──────── SOURCE DATA

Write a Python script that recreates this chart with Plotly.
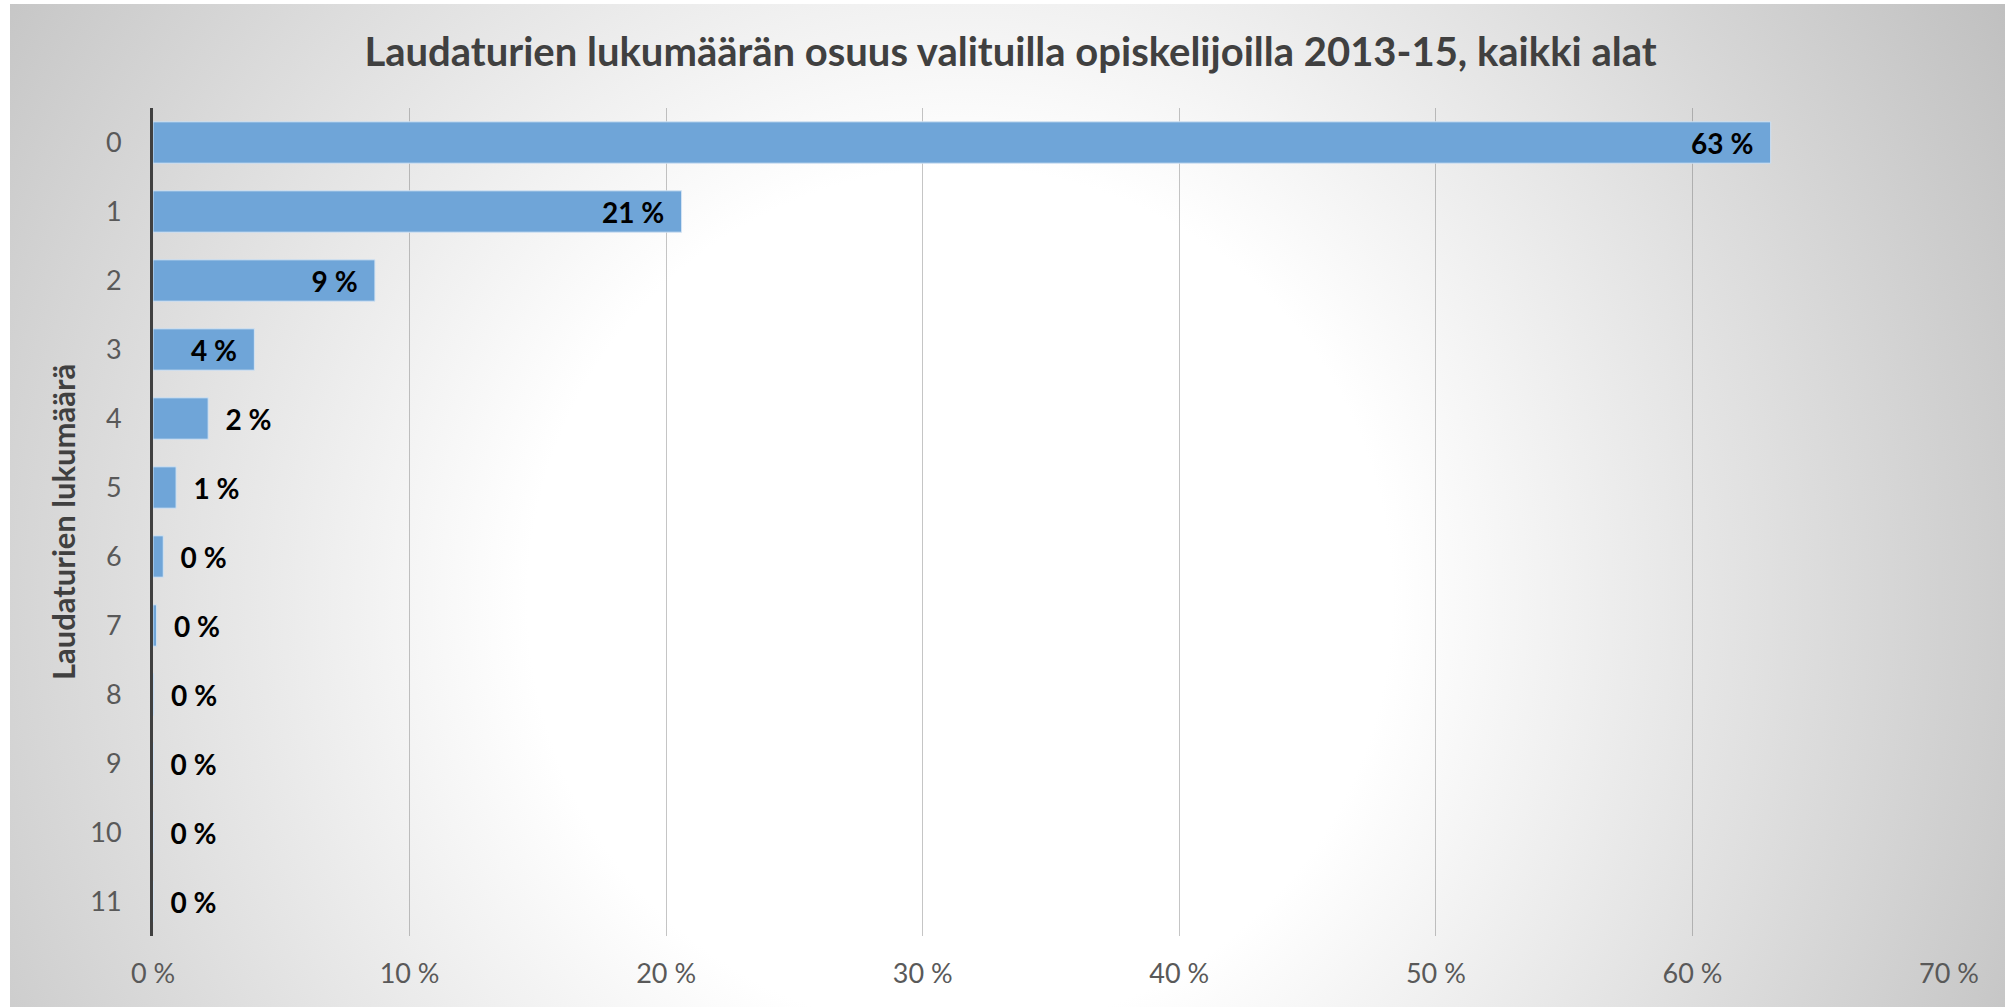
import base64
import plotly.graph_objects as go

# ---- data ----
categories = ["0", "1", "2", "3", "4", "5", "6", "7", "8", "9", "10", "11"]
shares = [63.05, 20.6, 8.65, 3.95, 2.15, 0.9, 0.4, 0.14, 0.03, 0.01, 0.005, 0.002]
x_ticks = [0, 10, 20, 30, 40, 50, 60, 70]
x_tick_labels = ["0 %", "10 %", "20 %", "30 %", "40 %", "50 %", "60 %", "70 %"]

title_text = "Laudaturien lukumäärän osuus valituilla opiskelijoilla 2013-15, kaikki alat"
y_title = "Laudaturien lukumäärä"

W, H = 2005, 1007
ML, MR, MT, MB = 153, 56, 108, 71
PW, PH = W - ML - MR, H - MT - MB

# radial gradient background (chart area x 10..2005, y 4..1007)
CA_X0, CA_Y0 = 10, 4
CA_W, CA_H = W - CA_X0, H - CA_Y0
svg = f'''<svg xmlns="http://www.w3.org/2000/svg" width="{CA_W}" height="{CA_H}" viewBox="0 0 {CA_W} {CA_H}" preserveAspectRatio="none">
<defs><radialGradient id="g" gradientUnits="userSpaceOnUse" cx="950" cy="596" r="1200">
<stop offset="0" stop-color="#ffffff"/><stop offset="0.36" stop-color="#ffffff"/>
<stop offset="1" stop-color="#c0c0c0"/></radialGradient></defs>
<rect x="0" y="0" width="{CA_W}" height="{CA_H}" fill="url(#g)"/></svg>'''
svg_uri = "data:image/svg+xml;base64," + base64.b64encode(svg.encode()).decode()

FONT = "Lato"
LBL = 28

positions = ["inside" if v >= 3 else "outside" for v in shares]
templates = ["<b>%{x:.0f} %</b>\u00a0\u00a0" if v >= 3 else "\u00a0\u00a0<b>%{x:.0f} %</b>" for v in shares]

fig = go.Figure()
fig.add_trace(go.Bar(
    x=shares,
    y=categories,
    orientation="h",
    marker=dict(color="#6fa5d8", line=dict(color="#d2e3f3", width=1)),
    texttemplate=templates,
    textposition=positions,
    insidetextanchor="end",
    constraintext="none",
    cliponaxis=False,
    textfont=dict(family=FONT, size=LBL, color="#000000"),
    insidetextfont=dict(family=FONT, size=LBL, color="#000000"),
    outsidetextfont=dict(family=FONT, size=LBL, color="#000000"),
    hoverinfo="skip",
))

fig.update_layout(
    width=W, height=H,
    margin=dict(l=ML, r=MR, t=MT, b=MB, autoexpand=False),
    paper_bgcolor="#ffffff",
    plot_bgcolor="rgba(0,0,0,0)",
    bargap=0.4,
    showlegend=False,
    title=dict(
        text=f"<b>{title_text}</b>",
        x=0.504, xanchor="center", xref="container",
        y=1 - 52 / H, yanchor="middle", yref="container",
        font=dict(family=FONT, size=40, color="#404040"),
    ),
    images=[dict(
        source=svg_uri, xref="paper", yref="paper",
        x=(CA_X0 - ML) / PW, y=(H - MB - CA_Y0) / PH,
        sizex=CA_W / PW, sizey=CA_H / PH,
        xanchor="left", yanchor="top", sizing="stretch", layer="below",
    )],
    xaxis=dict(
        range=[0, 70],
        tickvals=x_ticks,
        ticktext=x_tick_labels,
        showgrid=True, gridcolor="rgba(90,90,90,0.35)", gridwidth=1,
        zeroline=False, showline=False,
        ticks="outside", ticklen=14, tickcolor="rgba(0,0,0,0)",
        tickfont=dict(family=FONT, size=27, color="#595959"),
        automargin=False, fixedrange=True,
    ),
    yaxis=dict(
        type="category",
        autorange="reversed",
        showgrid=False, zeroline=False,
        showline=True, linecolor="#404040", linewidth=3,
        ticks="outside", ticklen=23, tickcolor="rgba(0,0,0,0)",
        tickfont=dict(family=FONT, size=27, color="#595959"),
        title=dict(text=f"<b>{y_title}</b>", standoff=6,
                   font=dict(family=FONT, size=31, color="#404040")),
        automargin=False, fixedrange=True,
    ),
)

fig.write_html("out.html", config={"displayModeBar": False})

────────────────

→ INSTRUCTIONS TO FOLLOW
Using the listing above, gather each line that holds the string "chart" and copy it.

→ EXPECTED ANSWER
Write a Python script that recreates this chart with Plotly.
# radial gradient background (chart area x 10..2005, y 4..1007)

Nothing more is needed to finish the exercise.